When opening a new business, taking over an existing one, or just trying to deal with the paperwork involved in running or working with a business, many unfamiliar terms crop up. Sometimes -- as in the case of certain insurances -- it may seem that the terms are actually two names for the same thing. An example of this is an E&O policy and a surety bond. While on the surface they may seem similar, they are actually quite separate and distinct.
An errors and omissions policy, usually referred to as an E&O policy, is a type of liability insurance designed to protect both individuals and businesses in the event of a lawsuit resulting from oversight or negligence. Common types of businesses that carry E&O insurance include those offering investment and financial advice, notary publics, lawyers and contractors, but such insurance can protect any type of business.
Surety Bond Basics
A surety bond is a type of insurance coverage that guarantees payment to a customer or an agency with whom the bondholder has a contract or an obligation. There are several broad categories of surety bonds. Court bonds guard the assets of an estate, ensure that funds will be available after a lawsuit, and guarantee proper management of assets. Contract bonds are mainly for public projects and guarantee completion of the project and payment to the subcontractors. Commercial bonds are the most common and may guarantee anything from the payment of cigarette taxes to the performance of a company.

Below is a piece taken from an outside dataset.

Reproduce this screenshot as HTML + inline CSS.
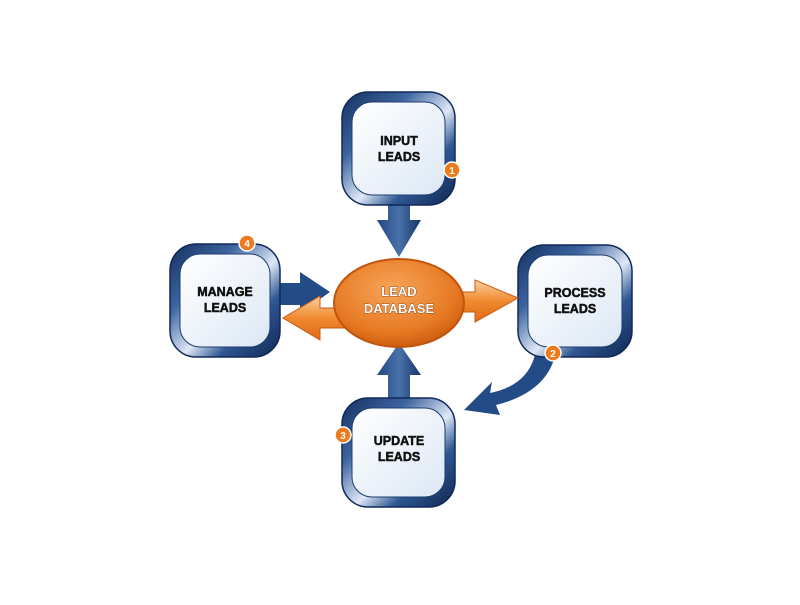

A surety bond protects the customer against damages resulting from the work of a business with which the customer has a contract. Any payout goes directly to the customer or his agents. This type of bond is also used to guarantee payments, includes wages and taxes. An E&O policy protects the business and its assets from legal action stemming from omissions, negligence or oversights. Any payout goes to the business, the owner or her agents. Surety bonds are not always optional. E&O policies typically are optional.
Professional licensing associations may require that applicants have surety bonds in place prior to their acceptance as members. Most states also typically require bonds for certain types of businesses and those that fail to get a surety bond may not open their doors. Errors and omissions insurance is not generally required of a business, but many businesses purchase this type of coverage in order to protect themselves in the event of a lawsuit. Both types of coverage have various restrictions on the types of situations that are covered and when the insurance will or won’t pay.